Bottom line: If you’re a fan of this team, hold on tight.
........
Thanks for reading. I know, that was so much about the big picture, not enough about an exciting finish in Piscataway. Let’s quickly clean the glass and get on with our Thursday:
You don’t need me to tell you that Geo Baker dominated the final three minutes of Rutgers’ win. It started when he got Rutgers into the bonus by drawing contact at the rim and making two foul shots. It’s moves like that, the ones that aren’t on the final cut of the highlight reel, that still matter so much when a player like Baker goes into “closer” mode. He had more than one assist to Cliff Omoruyi during the night that freed him up to shoot a perfect 6-for-6, four of them dunks. Baker even managed the final block of the game (Rutgers had nine as a team).
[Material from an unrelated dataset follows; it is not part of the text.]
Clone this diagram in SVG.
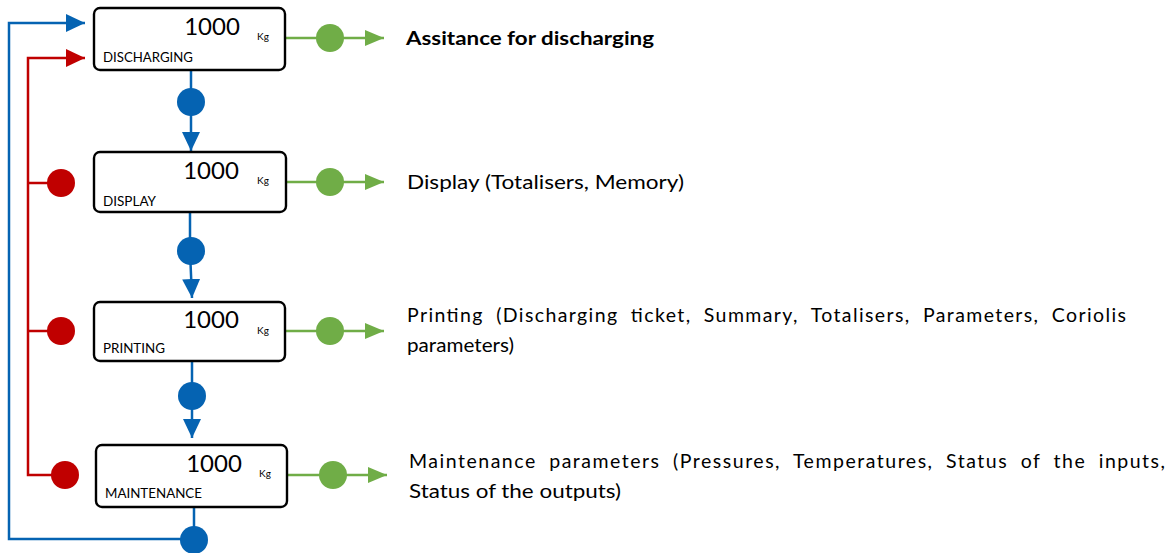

It was Baker’s night, but some praise for Omoruyi is deserved as well. I had my reservations about how he would fare against Big Ten competition, but Wednesday he handled a frontcourt-heavy Ohio State team with grace on both ends of the floor. He’s looked terrific lately. Baker praised Omoruyi for taking his game up a level, watching film and putting in extra hours in the gym before and after practice. “Those are some really good big men over there,” Baker said of the Buckeyes. “He’s really coming into his own. He’s learning, he’s absorbing everything.”
While Rutgers and Ohio State battled down to the wire, Seton Hall and No. 25 Xavier crawled through 42 foul calls before the Pirates closed out a 73-71 win. I’m glad I ended up in Piscataway and not Newark on this particular night. More to the point, Seton Hall has won three in a row despite still not having Bryce Aiken back, Jared Rhoden carried the Pirates (25 points, eight rebounds) and New Jersey went 2-0 against ranked Ohio teams in one night. What a world. I couldn’t follow the Seton Hall game while also covering Rutgers, but it’s clear as day that the 17-4 Pirates advantage on the offensive glass made the difference, as Seton Hall ended up taking 16 more shots than Xavier. (Ike Obiagu himself had six offensive boards, more than the Musketeers as a team.)
A quick note about the Ivy League. Yale beat Harvard Wednesday in a makeup game, finishing the season sweep in the rivalry and dealing Harvard its fifth conference loss. In case anyone was worried about Princeton’s chances of making the Ivy League Tournament, a little magic number math shows that the Tigers will be a lock with just four more wins. It’s too early to declare the four-team field will be Yale, Penn, Princeton and Cornell in some order, but it sure feels like it’s shaping up that way. I’ll be at Jadwin Saturday to see Princeton-Dartmouth, but I’m delaying the next Guarden State till Tuesday to create some breathing room after the Super Bowl (for readers and myself alike). Till then!